LA TRATTATIVA
Di Vincenzo Vinciguerra
La trattativa Stato-mafia c’è stata.
Può lo Stato italiano trattare con un potere criminale? Certo, se a questo potere criminale lo Stato ha delegato fin dall’estate del 1943 il controllo dell’ordine pubblico e il sostegno a quello politico, facendone uno dei pilastri di questa democrazia.
Poi, dalla metà degli anni Ottanta il rapporto di collaborazione fra Stato e mafia ha iniziato a incrinarsi non solo – e non tanto – per le confessioni di Tommaso Buscetta quanto per la determinazione di magistrati come Giovanni Falcone e Paolo Borsellino ben decisi a fronteggiare, per la prima volta nella storia della magistratura siciliana, il fenomeno mafioso visto come nemico della società civile prima ancora che dello Stato.
Abituati ad una impunità pressoché assoluta, garantita da partiti politici (primo la Democrazia cristiana), da forze di polizia, servizi segreti e magistratura, dinanzi ad arresti e condanne i mafiosi reagiscono male.
Il rapporto s’incrina ma da entrambi i lati si vuole evitare la rottura perché lo Stato e la politica hanno bisogno della mafia e la mafia necessita della copertura e del sostegno dello Stato e della politica.
S’inizia, pertanto, a studiare un piano che permetta di salvaguardare i rapporti, di lasciare tutto come prima, facendo apparire pubblicamente che tutto è cambiato.
Un piano ingegnoso che non può essere stato studiato ed attuato da ufficiali dei carabinieri e da funzionari di polizia.
Altri, a ben più elevato livello dei Mori e colleghi, offrono alla mafia una via d’uscita: concordare insieme la vittoria dello Stato sull’anti-Stato per poi, segretamente, ristabilire l’ordine precedente.
Non è una mera ipotesi, un esercizio di dietrologia per accusare Stato e mafia insieme, ma un fatto di cui parleremo tra poco.
Ho conosciuto Pino Gaeta, capo mafia di Termini Imerese, nel 1993, all’interno della sezione As-41 bis del carcere di Parma.
Era un uomo amareggiato alla ricerca di una via per uscire dal carcere quanto prima.
Ne parlavamo insieme, ma i sette anni di condanna per associazione mafiosa poteva scalarli solo con la liberazione anticipata, senza poter usufruire di altri benefici di legge.

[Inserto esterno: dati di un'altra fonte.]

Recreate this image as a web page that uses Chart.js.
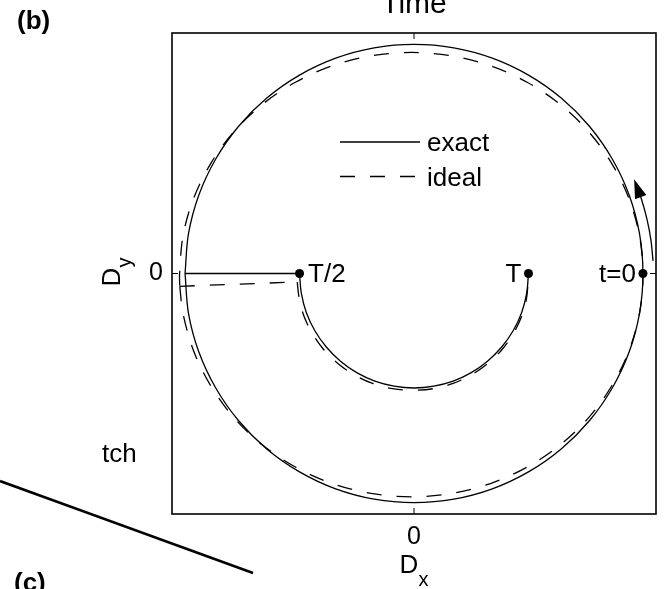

Così, un giorno, mi raccontò il motivo della sua amarezza: era latitante negli Stati Uniti quando a lui, come ad altri, da Palermo giunse l’ordine di costituirsi, con la assoluta garanzia che non avrebbe fatto più di due anni di carcere e poi sarebbe tornato libero.
In questo modo, Cosa nostra fingeva di essere stata sconfitta dallo Stato chiedendo ai suoi affiliati latitanti di pagare un prezzo tutto sommato minimo.
La promessa, però, non era stata mantenuta.
E Pino Gaeta mi dice: “Quando esco qualcuno mi dovrà dare spiegazioni”.
Da mafioso serio, Gaeta non farà nomi, ma, dopo la scarcerazione, le spiegazioni a qualcuno le ha chieste, forse non le ha nemmeno pretese ma la risposta è stata di piombo. Lo hanno, difatti, ucciso.
Non ricordo da quanto tempo Pino Gaeta si trovasse in carcere ma certamente da un paio di anni.
La trattativa, quindi, non era iniziata dopo le stragi di Capaci e di via D’Amelio con lo scopo di evitarne altre, ma prima con ben altri fini, condotta da persone talmente autorevoli e credibili da indurre i capi mafiosi ad ordinare ai latitanti di costituirsi.
Un do ut des fra uomini dello Stato e della politica ad altissimo livello e i mafiosi ai quali è stato chiesto il sacrificio di mandare in carcere uomini propri e forse non solo quello perché i motivi della uccisione di Giovanni Falcone e Paolo Borsellino rimangono ancora sconosciuti.
Non è stato certo Bruno Contrada a fare carriera fino a giungere al terzo posto d’importanza nel Sisde collaborando con la mafia; e non è stato il solo Arnaldo La Barbera a depistare le indagini sulla strage di via D’Amelio, entrambi senza interessi finanziari personali.
Non erano corrotti.
Erano i rappresentanti di uno Stato corrotto i cui vertici sono sempre stati intoccati e intoccabili.
La domanda, infine, è questa:
Forse, a fissare una data, sia pure approssimativa, si potrà anche riscrivere qualche pagina o scriverne qualcuna ancora inedita, inserire il nome di qualcuno che l’ha fatta franca o di qualcuno che non è mai stato sfiorato dal sospetto.
A determinare la data d’inizio di una storia tragica, si potrà magari un giorno scriverne la parola fine.